The International Classification of Diseases (ICD) serves as a definitive medical classification system encompassing a wide range of diseases and conditions. The primary objective of ICD indexing is to allocate a subset of ICD codes to a medical record, which facilitates standardized documentation and management of various health conditions. Most existing approaches have suffered from selecting the proper label subsets from an extremely large ICD collection with a heavy long-tailed label distribution. In this paper, we leverage a multi-stage ``retrieve and re-rank'' framework as a novel solution to ICD indexing, via a hybrid discrete retrieval method, and re-rank retrieved candidates with contrastive learning that allows the model to make more accurate predictions from a simplified label space. The retrieval model is a hybrid of auxiliary knowledge of the electronic health records (EHR) and a discrete retrieval method (BM25), which efficiently collects high-quality candidates. In the last stage, we propose a label co-occurrence guided contrastive re-ranking model, which re-ranks the candidate labels by pulling together the clinical notes with positive ICD codes. Experimental results show the proposed method achieves state-of-the-art performance on a number of measures on the MIMIC-III benchmark.
Paper Structure (20 sections, 14 equations, 5 figures, 2 tables)
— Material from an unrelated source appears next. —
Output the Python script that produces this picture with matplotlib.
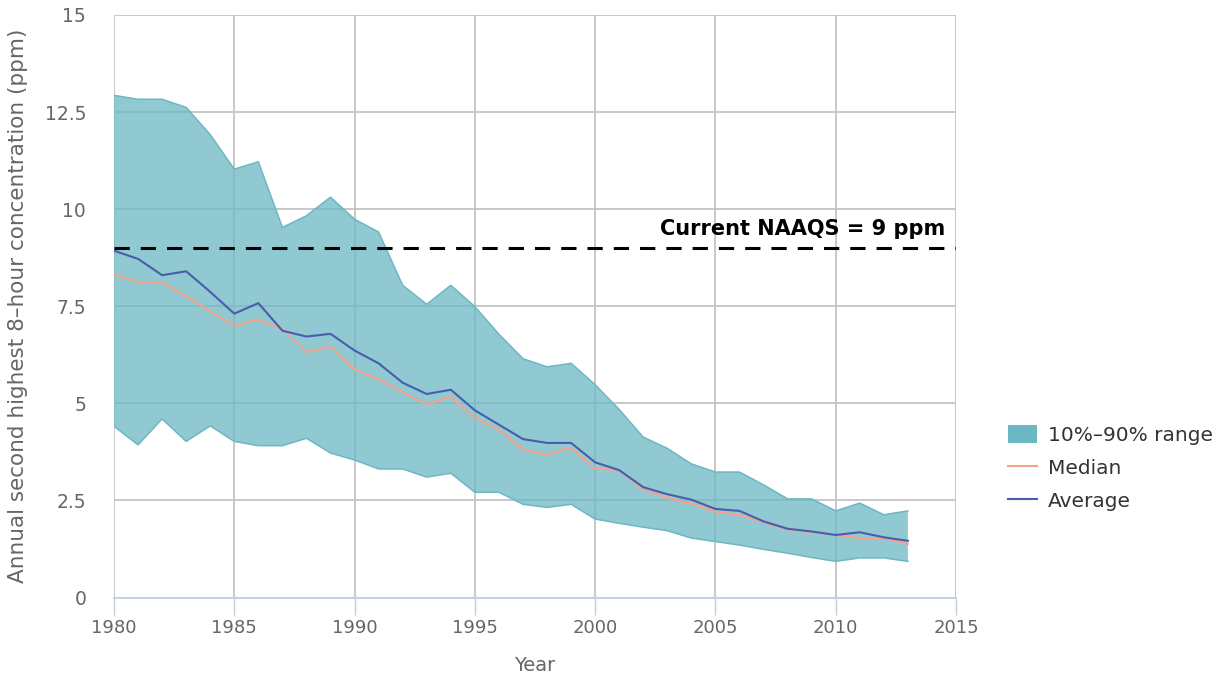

This paper contains 20 sections, 14 equations, 5 figures, 2 tables.

Figures (5)

  • Figure 1: An example of a medical record from the MIMIC-III dataset which includes the discharge summary, assigned ICD codes and auxiliary knowledge. We colour each code and its corresponding mentions in the discharge summary and auxiliary knowledge. We use the auxiliary knowledge of the notes to retrieve the candidate subset of the label space.
  • Figure 2: Overview of the proposed multi-stage retrieve and re-rank framework. The model first leverages auxiliary knowledge and BM25 to retrieve a candidate list from the full label space, then uses a re-rank model that leverages the code co-occurrence guided contrastive learning to generate the final relevant labels.
  • Figure 3: (a) ICD code distribution. (b) Macro-AUC performance comparison of our model and CAML on ICD codes at different frequency. (c) Micro-F1 performance comparison of our model and CAML on ICD codes at different frequency.
  • Figure 4: Case study on the effectiveness of incorporating label co-occurrence. Correctly predicted labels are marked in green and the incorrect ones are marked in red.
  • Figure 5: Case study on the effectiveness of incorporating auxiliary knowledge. Correctly predicted labels are marked in green and the incorrect ones are marked in red.